Verilerini dijital ortamlarda paylaşan kullanıcılar aynı zamanda cihazlarıyla ilgili sıkıntılar yaşadığını da belirtiyor. Akıllı telefonlar özelinde en sık rastlanan sıkıntılar arasında, istenmeyen reklamlar (veri paylaşanlarda yüzde 51, paylaşmayanlarda yüzde 25), pil ömrü sorunları (veri paylaşanlarda yüzde 41, paylaşmayanlarda yüzde 17), kullanıcı isteği dışında arka planda çalışan uygulamalar (veri paylaşanlarda yüzde 19, paylaşmayanlarda yüzde 6) ve zararlı yazılım bulaşması (veri paylaşanlarda yüzde 14, paylaşmayanlarda yüzde 4) görülüyor. Bu bulgular, veri paylaşımı ve cihazlar özelinde yaşanan sıkıntılar arasında güçlü bir ilişki olduğunu ortaya koyarken, veri paylaşan kullanıcıların dijital yaşamlarında sıkıntıyla karşılaşma olasılığının daha yüksek olduğunu gösteriyor.

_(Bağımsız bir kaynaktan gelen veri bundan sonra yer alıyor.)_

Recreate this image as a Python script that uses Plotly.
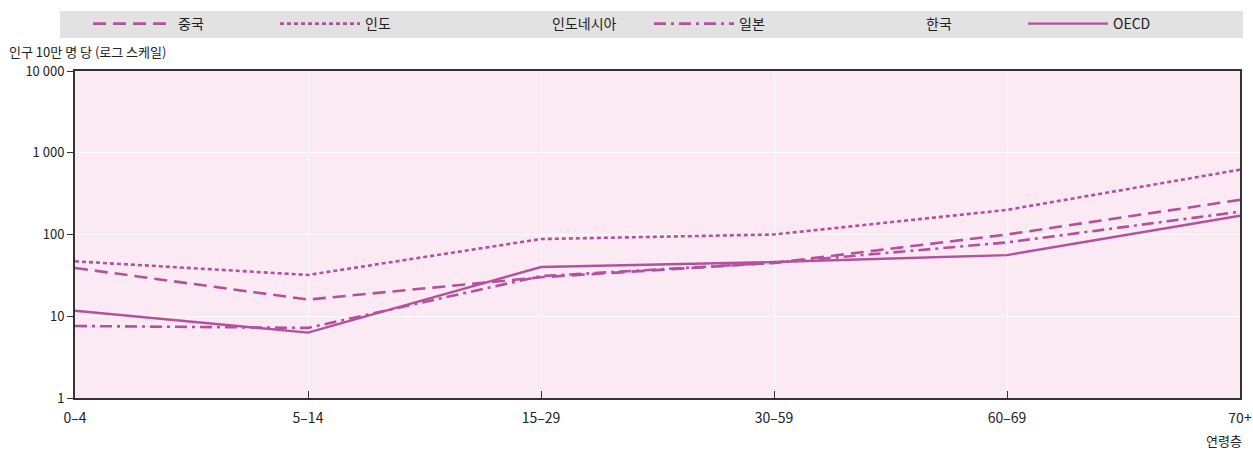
import plotly.graph_objects as go

age_groups = ["0–4", "5–14", "15–29", "30–59", "60–69", "70+"]
china = [39, 16, 30, 45, 100, 265]
india = [47, 32, 88, 100, 200, 620]
indonesia = [None] * 6
japan = [7.6, 7.2, 31, 45, 80, 190]
korea = [None] * 6
oecd = [11.7, 6.3, 40, 46, 56, 170]

y_tickvals = [1, 10, 100, 1000, 10000]
y_ticktext = ["1", "10", "100", "1 000", "10 000"]

C = "#b4519f"
FONT = "Noto Sans CJK KR"

series = [
    ("중국", china, dict(color=C, width=2.6, dash="13px,7px")),
    ("인도", india, dict(color=C, width=2.6, dash="4px,3px")),
    ("인도네시아", indonesia, dict(color="rgba(0,0,0,0)", width=2.6)),
    ("일본", japan, dict(color=C, width=2.6, dash="12px,5px,3px,5px")),
    ("한국", korea, dict(color="rgba(0,0,0,0)", width=2.6)),
    ("OECD", oecd, dict(color=C, width=2.4)),
]

fig = go.Figure()
for name, vals, line in series:
    fig.add_trace(go.Scatter(x=age_groups, y=vals, name=name, mode="lines",
                             line=line, showlegend=True))

W, H = 1253, 455
L, R, T, B = 75, 13, 71, 57
pw, ph = W - L - R, H - T - B

def px_x(x):
    return (x - L) / pw

def px_y(y):
    return (H - B - y) / ph

fig.add_shape(type="rect", xref="paper", yref="paper",
              x0=px_x(60), x1=px_x(1243), y0=px_y(38), y1=px_y(11),
              fillcolor="#e2e2e2", line_width=0, layer="below")

fig.add_annotation(text="인구 10만 명 당 (로그 스케일)", xref="paper", yref="paper",
                   x=px_x(7), y=px_y(52), xanchor="left", yanchor="middle",
                   showarrow=False, font=dict(family=FONT, size=13, color="#222"))
fig.add_annotation(text="연령층", xref="paper", yref="paper",
                   x=px_x(1244), y=px_y(440), xanchor="right", yanchor="middle",
                   showarrow=False, font=dict(family=FONT, size=13, color="#222"))

fig.update_layout(
    width=W, height=H,
    margin=dict(l=L, r=R, t=T, b=B, autoexpand=False),
    paper_bgcolor="white",
    plot_bgcolor="#fbe9f3",
    font=dict(family=FONT, size=13, color="#222"),
    legend=dict(orientation="h", xref="container", yref="container",
                x=88 / W, y=1 - 24 / H, xanchor="left", yanchor="middle",
                entrywidth=92, entrywidthmode="pixels",
                bgcolor="rgba(0,0,0,0)", font=dict(family=FONT, size=14, color="#222"),
                itemwidth=80),
    xaxis=dict(type="category", range=[0, 5], showgrid=True,
               gridcolor="rgba(255,255,255,0.9)", gridwidth=1,
               showline=True, linecolor="#333", linewidth=2, mirror=True,
               ticks="inside", ticklen=7, tickcolor="#333", tickwidth=1,
               tickfont=dict(family=FONT, size=14, color="#222"), ticklabelstandoff=6,
               zeroline=False),
    yaxis=dict(type="log", range=[0, 4], tickvals=y_tickvals, ticktext=y_ticktext,
               showgrid=True, gridcolor="rgba(255,255,255,0.9)", gridwidth=1,
               showline=True, linecolor="#333", linewidth=2, mirror=True,
               ticks="outside", ticklen=6, tickcolor="#333", tickwidth=1,
               tickfont=dict(family=FONT, size=13, color="#222"),
               zeroline=False),
)

fig.write_html("out.html", config={"displayModeBar": False},
               post_script="document.body.style.margin='0';document.body.style.overflow='hidden';")
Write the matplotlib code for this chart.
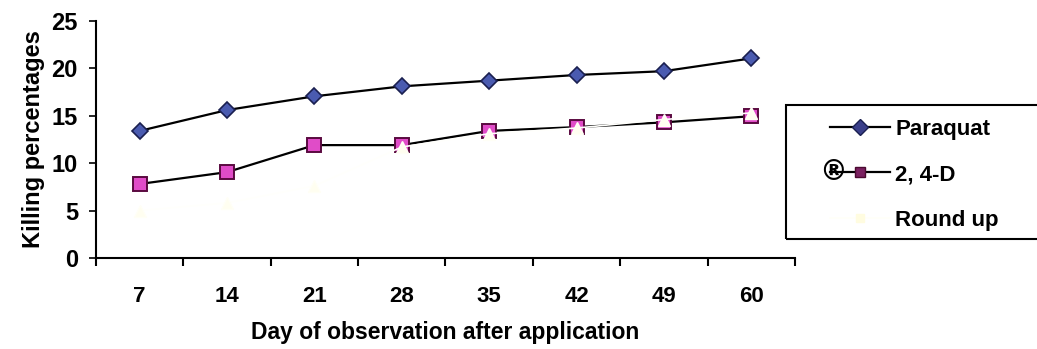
import matplotlib
matplotlib.use("Agg")
import matplotlib.pyplot as plt
import numpy as np
from matplotlib.lines import Line2D
from matplotlib.patches import Rectangle

days = ["7", "14", "21", "28", "35", "42", "49", "60"]
paraquat = [13.4, 15.6, 17.05, 18.1, 18.7, 19.3, 19.7, 21.05]
d24 = [7.8, 9.05, 11.9, 11.9, 13.4, 13.8, 14.3, 14.95]
roundup = [5.0, 5.8, 7.6, 11.7, 13.1, 13.7, 14.6, 15.3]

plt.rcParams["font.family"] = ["Liberation Sans", "DejaVu Sans"]
plt.rcParams["font.weight"] = "bold"

fig = plt.figure(figsize=(10.37, 3.49), dpi=100)
ax = fig.add_axes([0.0926, 0.261, 0.674, 0.679])

x = np.arange(len(days))
ax.plot(x, paraquat, color="black", lw=1.6, marker="D", ms=8,
        mfc="#4a5bb0", mec="#1a1f50", mew=1.2, label="Paraquat", zorder=3)
ax.plot(x, d24, color="black", lw=1.6, marker="s", ms=10,
        mfc="#e04cc8", mec="#5a0a40", mew=1.4, label="2, 4-D", zorder=3)
# round up is almost washed out in the scan
ax.plot(x, roundup, color="#fffffc", lw=1.2, marker="^", ms=8,
        mfc="#fffef0", mec="#fffff6", label="Round up", zorder=4)

ax.set_xlim(-0.5, 7.5)
ax.set_ylim(0, 25)
ax.set_yticks([0, 5, 10, 15, 20, 25])
ax.set_xticks(np.arange(-0.5, 8, 1))
ax.set_xticklabels([])
ax.set_xticks(x, minor=True)
ax.set_xticklabels(days, minor=True)
ax.tick_params(axis="x", which="major", direction="out", length=6, width=1.5)
ax.tick_params(axis="x", which="minor", length=0, pad=20, labelsize=16)
ax.tick_params(axis="y", direction="out", length=5, width=1.2, pad=8, labelsize=17)

for s in ["top", "right"]:
    ax.spines[s].set_visible(False)
ax.spines["left"].set_linewidth(1.5)
ax.spines["bottom"].set_linewidth(1.5)

ax.set_xlabel("Day of observation after application", fontsize=16.5,
              fontweight="bold", labelpad=10)
ax.set_ylabel("Killing percentages", fontsize=17, fontweight="bold", labelpad=5)

handles = [
    Line2D([], [], color="black", lw=1.6, marker="D", ms=8,
           mfc="#3a3f8a", mec="#1a1f50"),
    Line2D([], [], color="black", lw=1.6, marker="s", ms=7,
           mfc="#7a2060", mec="#4a0a30"),
    Line2D([], [], color="#fffff8", lw=1.2, marker="s", ms=6,
           mfc="#fffce0", mec="#fffce0"),
]
leg = fig.legend(handles, ["Paraquat", "2, 4-D", "Round up"],
                 loc="upper left", bbox_to_anchor=(0.80, 0.66),
                 frameon=False, prop={"size": 16, "weight": "bold"},
                 handlelength=2.7, labelspacing=1.1, borderpad=0,
                 handletextpad=0.25, borderaxespad=0)
fig.add_artist(Rectangle((786 / 1037, 1 - 239 / 349), 0.26, 134 / 349,
                         transform=fig.transFigure, fill=False,
                         edgecolor="black", lw=1.5))
fig.text(833 / 1037, 1 - 172 / 349, "®", fontsize=20, fontweight="bold",
         ha="center", va="center", family="DejaVu Sans")

fig.savefig("out.png", dpi=100, facecolor="white")
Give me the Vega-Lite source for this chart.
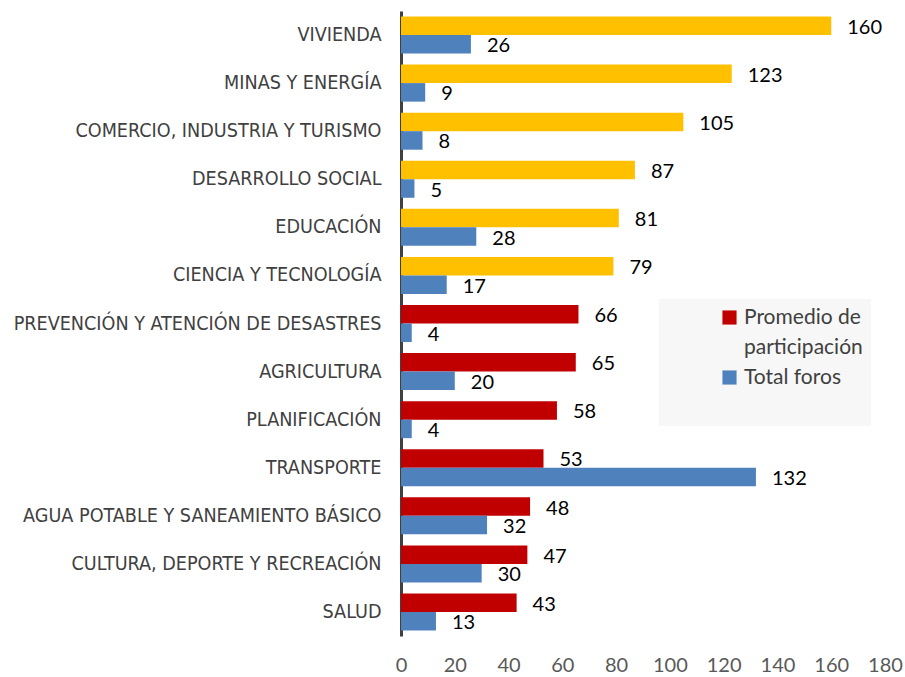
{
  "$schema": "https://vega.github.io/schema/vega-lite/v6.json",
  "width": 484,
  "height": 625,
  "autosize": {"type": "none"},
  "padding": {"left": 401, "top": 11, "right": 20, "bottom": 41},
  "background": "white",
  "data": {
    "values": [
      {"tema": "VIVIENDA", "serie": "Promedio de participación", "valor": 160},
      {"tema": "VIVIENDA", "serie": "Total foros", "valor": 26},
      {"tema": "MINAS Y ENERGÍA", "serie": "Promedio de participación", "valor": 123},
      {"tema": "MINAS Y ENERGÍA", "serie": "Total foros", "valor": 9},
      {"tema": "COMERCIO, INDUSTRIA Y TURISMO", "serie": "Promedio de participación", "valor": 105},
      {"tema": "COMERCIO, INDUSTRIA Y TURISMO", "serie": "Total foros", "valor": 8},
      {"tema": "DESARROLLO SOCIAL", "serie": "Promedio de participación", "valor": 87},
      {"tema": "DESARROLLO SOCIAL", "serie": "Total foros", "valor": 5},
      {"tema": "EDUCACIÓN", "serie": "Promedio de participación", "valor": 81},
      {"tema": "EDUCACIÓN", "serie": "Total foros", "valor": 28},
      {"tema": "CIENCIA Y TECNOLOGÍA", "serie": "Promedio de participación", "valor": 79},
      {"tema": "CIENCIA Y TECNOLOGÍA", "serie": "Total foros", "valor": 17},
      {"tema": "PREVENCIÓN Y ATENCIÓN DE DESASTRES", "serie": "Promedio de participación", "valor": 66},
      {"tema": "PREVENCIÓN Y ATENCIÓN DE DESASTRES", "serie": "Total foros", "valor": 4},
      {"tema": "AGRICULTURA", "serie": "Promedio de participación", "valor": 65},
      {"tema": "AGRICULTURA", "serie": "Total foros", "valor": 20},
      {"tema": "PLANIFICACIÓN", "serie": "Promedio de participación", "valor": 58},
      {"tema": "PLANIFICACIÓN", "serie": "Total foros", "valor": 4},
      {"tema": "TRANSPORTE", "serie": "Promedio de participación", "valor": 53},
      {"tema": "TRANSPORTE", "serie": "Total foros", "valor": 132},
      {"tema": "AGUA POTABLE Y SANEAMIENTO BÁSICO", "serie": "Promedio de participación", "valor": 48},
      {"tema": "AGUA POTABLE Y SANEAMIENTO BÁSICO", "serie": "Total foros", "valor": 32},
      {"tema": "CULTURA, DEPORTE Y RECREACIÓN", "serie": "Promedio de participación", "valor": 47},
      {"tema": "CULTURA, DEPORTE Y RECREACIÓN", "serie": "Total foros", "valor": 30},
      {"tema": "SALUD", "serie": "Promedio de participación", "valor": 43},
      {"tema": "SALUD", "serie": "Total foros", "valor": 13}
    ]
  },
  "encoding": {
    "y": {
      "field": "tema",
      "type": "nominal",
      "sort": null,
      "scale": {"paddingInner": 0.23, "paddingOuter": 0.115},
      "axis": {
        "title": null,
        "ticks": false,
        "domainColor": "#404040",
        "domainWidth": 3,
        "labelPadding": 20,
        "labelFont": "DejaVu Sans Condensed",
        "labelFontSize": 19.6,
        "labelColor": "#404040",
        "labelLimit": 500
      }
    },
    "yOffset": {"field": "serie", "type": "nominal", "sort": ["Promedio de participación", "Total foros"]},
    "x": {
      "field": "valor",
      "type": "quantitative",
      "scale": {"domain": [0, 180], "nice": false},
      "axis": {
        "title": null,
        "values": [0, 20, 40, 60, 80, 100, 120, 140, 160, 180],
        "grid": false,
        "domain": false,
        "ticks": false,
        "labelPadding": 19,
        "labelFont": "Lato",
        "labelFontSize": 20,
        "labelColor": "#595959",
        "labelFlush": false
      }
    }
  },
  "layer": [
    {
      "mark": {"type": "bar"},
      "encoding": {
        "color": {
          "condition": {"test": "datum.serie === 'Promedio de participación' && datum.valor > 70", "value": "#FFC000"},
          "field": "serie",
          "type": "nominal",
          "scale": {"domain": ["Promedio de participación", "Total foros"], "range": ["#C00000", "#4F81BD"]},
          "legend": {
            "title": null,
            "orient": "none",
            "legendX": 258,
            "legendY": 288,
            "fillColor": "#F7F7F7",
            "padding": 8,
            "symbolOffset": 52,
            "symbolType": "square",
            "symbolSize": 200,
            "symbolStrokeWidth": 0,
            "labelFont": "Lato",
            "labelFontSize": 21,
            "labelColor": "#404040",
            "labelLimit": 300,
            "rowPadding": 8,
            "labelExpr": "datum.label === 'Promedio de participación' ? ['Promedio de', 'participación'] : ['Total foros', '']"
          }
        }
      }
    },
    {
      "mark": {"type": "text", "align": "left", "baseline": "middle", "dx": 16, "dy": 2, "font": "Lato", "fontSize": 20, "color": "black"},
      "encoding": {
        "text": {"field": "valor", "type": "quantitative"}
      }
    }
  ],
  "config": {
    "view": {"stroke": null},
    "style": {"guide-label": {"lineHeight": 30}}
  }
}
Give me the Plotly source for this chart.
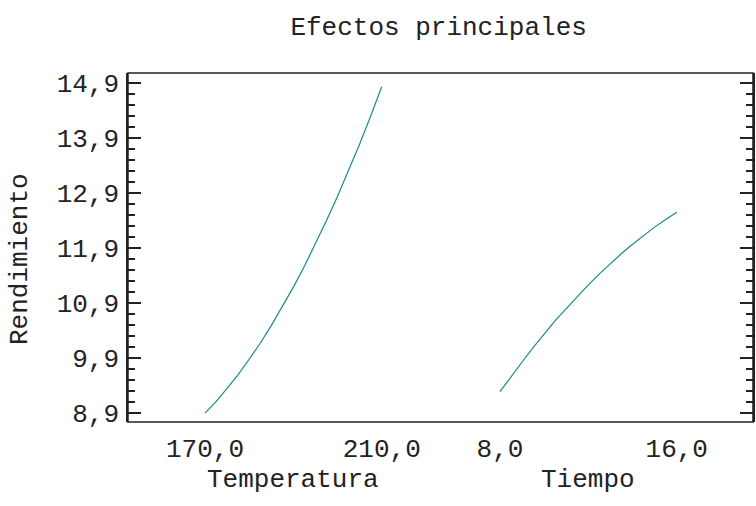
import plotly.graph_objects as go

# Data
temperatura = [170, 172.5, 175, 177.5, 180, 182.5, 185, 187.5, 190, 192.5, 195,
               197.5, 200, 202.5, 205, 207.5, 210]
rend_temp = [8.90, 9.11, 9.35, 9.60, 9.88, 10.17, 10.49, 10.83, 11.19, 11.57, 11.97,
             12.40, 12.84, 13.31, 13.79, 14.30, 14.83]

tiempo = [8.0, 8.5, 9.0, 9.5, 10.0, 10.5, 11.0, 11.5, 12.0, 12.5, 13.0, 13.5, 14.0,
          14.5, 15.0, 15.5, 16.0]
rend_tiempo = [9.29, 9.57, 9.83, 10.09, 10.34, 10.58, 10.80, 11.02, 11.23, 11.43, 11.62,
               11.80, 11.97, 12.13, 12.28, 12.42, 12.55]

temp_ticks = [170, 210]
temp_ticktext = ["170,0", "210,0"]
tiempo_ticks = [8, 16]
tiempo_ticktext = ["8,0", "16,0"]
y_ticks = [8.9, 9.9, 10.9, 11.9, 12.9, 13.9, 14.9]
y_ticktext = ["8,9", "9,9", "10,9", "11,9", "12,9", "13,9", "14,9"]

FONT = "Liberation Mono, Courier New, monospace"
FS = 26
INK = "#222222"
LINE_COLOR = "#178c8c"

fig = go.Figure()
fig.add_trace(go.Scatter(x=temperatura, y=rend_temp, mode="lines",
                         line=dict(color=LINE_COLOR, width=1.2),
                         xaxis="x", yaxis="y", showlegend=False))
fig.add_trace(go.Scatter(x=tiempo, y=rend_tiempo, mode="lines",
                         line=dict(color=LINE_COLOR, width=1.2),
                         xaxis="x2", yaxis="y2", showlegend=False))

y_common = dict(range=[8.74, 15.08], showgrid=False, zeroline=False,
                showline=True, linecolor=INK, linewidth=1.5,
                ticks="inside", ticklen=13, tickwidth=1.5, tickcolor=INK,
                tickvals=y_ticks, ticktext=y_ticktext,
                minor=dict(ticks="inside", ticklen=7, tickwidth=1.5, tickcolor=INK,
                           dtick=0.2, tick0=8.9))

fig.update_layout(
    width=756, height=506,
    margin=dict(l=128, r=3, t=73, b=84),
    paper_bgcolor="white", plot_bgcolor="white",
    font=dict(family=FONT, size=FS, color=INK),
    separators=",.",
    title=dict(text="Efectos principales", x=0.497, xref="paper", xanchor="center",
               y=1 - 26 / 506, yref="container", yanchor="middle",
               font=dict(family=FONT, size=FS, color=INK)),
    xaxis=dict(domain=[0, 0.5], range=[152.57, 223.3], showgrid=False, zeroline=False,
               showline=False, ticks="", tickvals=temp_ticks, ticktext=temp_ticktext,
               ticklabelstandoff=8,
               tickfont=dict(family=FONT, size=FS), anchor="y"),
    xaxis2=dict(domain=[0.5, 1], range=[5.31, 19.45], showgrid=False, zeroline=False,
                showline=False, ticks="", tickvals=tiempo_ticks, ticktext=tiempo_ticktext,
                ticklabelstandoff=8,
                tickfont=dict(family=FONT, size=FS), anchor="y2"),
    yaxis=dict(**y_common, anchor="x", side="left", ticklabelstandoff=2,
               tickfont=dict(family=FONT, size=FS)),
    yaxis2=dict(**y_common, anchor="x2", side="right", overlaying="y",
                matches="y", showticklabels=False),
    shapes=[dict(type="rect", xref="paper", yref="paper", x0=0, x1=1, y0=0, y1=1,
                 line=dict(color=INK, width=1.5), fillcolor="rgba(0,0,0,0)")],
    annotations=[
        dict(text="Temperatura", xref="x", yref="paper", x=190, y=-0.166,
             xanchor="center", yanchor="middle", showarrow=False,
             font=dict(family=FONT, size=FS)),
        dict(text="Tiempo", xref="x2", yref="paper", x=12, y=-0.166,
             xanchor="center", yanchor="middle", showarrow=False,
             font=dict(family=FONT, size=FS)),
        dict(text="Rendimiento", xref="paper", yref="paper", x=-0.1728, y=0.467,
             xanchor="center", yanchor="middle", showarrow=False, textangle=-90,
             font=dict(family=FONT, size=FS)),
    ],
)

fig.write_html("out.html")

Yapılan araştırmaya göre cihazlarını başkalarına emanet eden, örneğin akıllı telefonlarını bir süreliğine bir başkasına veren, halka açık bir yerde telefonlarını kilitlemeden bırakan veya PIN kodlarını başkalarıyla paylaşan kullanıcılar için de benzer bir durum söz konusu. Telefonlarını başkalarıyla paylaşan kullanıcıların yarısından fazlası (yüzde 65), bunu yapmayanların yüzde 34’ün kıyasla, akıllı telefonları özelinde veri kaybettiklerini ifade ediyor.
Kaspersky Lab Tüketici İşleri Birimi Başkanı Andrei Mochola, “Araştırmamıza göre insanlar verilerini dijital ortamlarda aşırı bir şekilde paylaştığında, veri kaybetme ve sorunlarla karşılaşma olasılıkları artıyor” diyor ve şöyle devam ediyor: “İnsanlar cihazlarını başkalarıyla paylaştığında veya yabancıların erişimine sunduğunda ise bu sorun daha da ciddileşiyor. Sevdikleri, değerli verilerini çevrimiçi dünyada başkalarıyla paylaşmayı bırakmalarını bekleyemeyiz elbette, bu dijital dünyanın gerektirdiği bir şey, fakat bu durumda insanların verilerini ve cihazlarını bekleyen potansiyel tehlikelerden haberdar olması gerekiyor. Herkesi ihtiyaçlarına uygun bir korunma çözümü seçmeye teşvik ediyoruz. Bu şekilde, karmaşık ve hedefli tehditler tespit edilebilir ve kullanıcılar da verilerinin ve cihazlarının görebileceği potansiyel zarar en aza indirebilir. Böylece online dünyanın sunduklarından gönül rahatlığıyla faydalanabilirler.”
Değerli anıları ve diğer tüm önemli verileri güvende tutmak için Kaspersky Total Security gibi, PC, Mac, iPhone ve Android’de kullanılabilecek ödüllü çözümler mevcut. Yedekleme ve Şifreleme gibi özellikleriyle kullanıcıların verilerini koruyan bu çözüm, Antimalware Protection, Software Cleaner ve Application Manager özellikleriyle de cihazların mümkün olan en iyi şekilde çalışmasına yardımcı oluyor.
My Precious Data: Stranger Danger adlı rapor, araştırma şirketi Toluna ve Kaspersky Lab tarafından Ocak 2017’de yürütülen çevrimiçi bir anketi temel alıyor. Ankette, 17 ülkeden, 16 yaş üzeri 16250 internet kullanıcısının davranışları değerlendirildi.